**WORK INSTRUCTIONS**
Only the lines from the start of the data through the line containing "return H - y" should be written out, exactly as they are, with both ends included and the pictures left out.

▼

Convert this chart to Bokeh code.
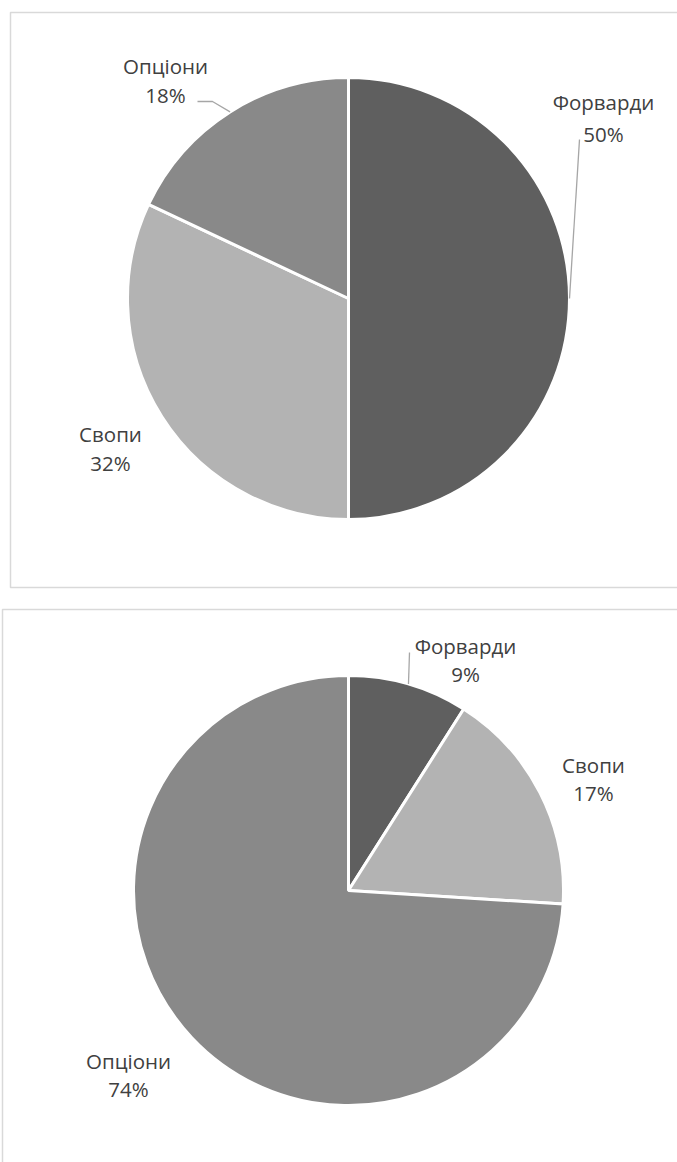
import math
from bokeh.plotting import figure
from bokeh.models import ColumnDataSource
from bokeh.core.properties import value
from bokeh.embed import file_html
from bokeh.resources import INLINE

# Shares of derivative types, two structures
categories = ["Форварди", "Свопи", "Опціони"]
shares_top = [50, 32, 18]
shares_bottom = [9, 17, 74]
colors = ["#5F5F5F", "#B3B3B3", "#898989"]

W, H = 677, 1162
FONT = "Open Sans"
FONT_SIZE = "20.5px"
TEXT_COLOR = "#404040"
LEADER_COLOR = "#A6A6A6"

p = figure(width=W, height=H, x_range=(0, W), y_range=(0, H),
           output_backend="svg", toolbar_location=None,
           min_border=0, outline_line_color=None)
p.axis.visible = False
p.grid.visible = False
p.background_fill_color = "white"
p.border_fill_color = "white"


def sy(y):
    # page-style y (down) to data y (up)
    return H - y


# chart frames
p.quad(left=[10, 2], right=[W + 5, W + 5], top=[sy(12), sy(609)], bottom=[sy(587), sy(1164)],
       fill_color=None, line_color="#D9D9D9", line_width=1.5)


def pie(cx, cy, r, shares, labels, leaders):
    total = sum(shares)
    starts, ends, mids = [], [], []
    cum = 0.0
    for s in shares:
        a0 = cum / total
        cum += s
        a1 = cum / total
        # clockwise from 12 o'clock
        starts.append(math.pi / 2 - 2 * math.pi * a1)
        ends.append(math.pi / 2 - 2 * math.pi * a0)
        mids.append((a0 + a1) / 2)
    src = ColumnDataSource(dict(start=starts, end=ends, color=colors))
    p.wedge(x=cx, y=sy(cy), radius=r, start_angle="start", end_angle="end",
            fill_color="color", line_color="white", line_width=3, source=src)

    for i, (lx, ly1, ly2) in enumerate(labels):
        p.text(x=[lx], y=[sy(ly1)], text=[categories[i]], text_align="center",
               text_baseline="middle", text_font=value(FONT), text_font_size=FONT_SIZE,
               text_color=TEXT_COLOR)
        p.text(x=[lx], y=[sy(ly2)], text=[f"{shares[i]}%"], text_align="center",
               text_baseline="middle", text_font=value(FONT), text_font_size=FONT_SIZE,
               text_color=TEXT_COLOR)

    for i, pts in leaders.items():
        m = mids[i]
        ex = cx + r * math.sin(2 * math.pi * m)
        ey = cy - r * math.cos(2 * math.pi * m)
        xs = [q[0] for q in pts] + [ex]
        ys = [sy(q[1]) for q in pts] + [sy(ey)]
        p.line(xs, ys, line_color=LEADER_COLOR, line_width=1.3)


pie(348, 298, 221, shares_top,
    labels=[(603, 101, 133), (110, 433, 462), (165, 65, 94)],
    leaders={0: [(579, 139)], 2: [(197, 101), (212, 101)]})

pie(348, 890, 215, shares_bottom,
    labels=[(465, 645, 673), (593, 764, 792), (128, 1060, 1088)],
    leaders={0: [(409, 652)]})

open("out.html", "w").write(file_html(p, INLINE))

▲

**ANSWER FOR THIS EXERCISE**
Convert this chart to Bokeh code.
import math
from bokeh.plotting import figure
from bokeh.models import ColumnDataSource
from bokeh.core.properties import value
from bokeh.embed import file_html
from bokeh.resources import INLINE

# Shares of derivative types, two structures
categories = ["Форварди", "Свопи", "Опціони"]
shares_top = [50, 32, 18]
shares_bottom = [9, 17, 74]
colors = ["#5F5F5F", "#B3B3B3", "#898989"]

W, H = 677, 1162
FONT = "Open Sans"
FONT_SIZE = "20.5px"
TEXT_COLOR = "#404040"
LEADER_COLOR = "#A6A6A6"

p = figure(width=W, height=H, x_range=(0, W), y_range=(0, H),
           output_backend="svg", toolbar_location=None,
           min_border=0, outline_line_color=None)
p.axis.visible = False
p.grid.visible = False
p.background_fill_color = "white"
p.border_fill_color = "white"


def sy(y):
    # page-style y (down) to data y (up)
    return H - y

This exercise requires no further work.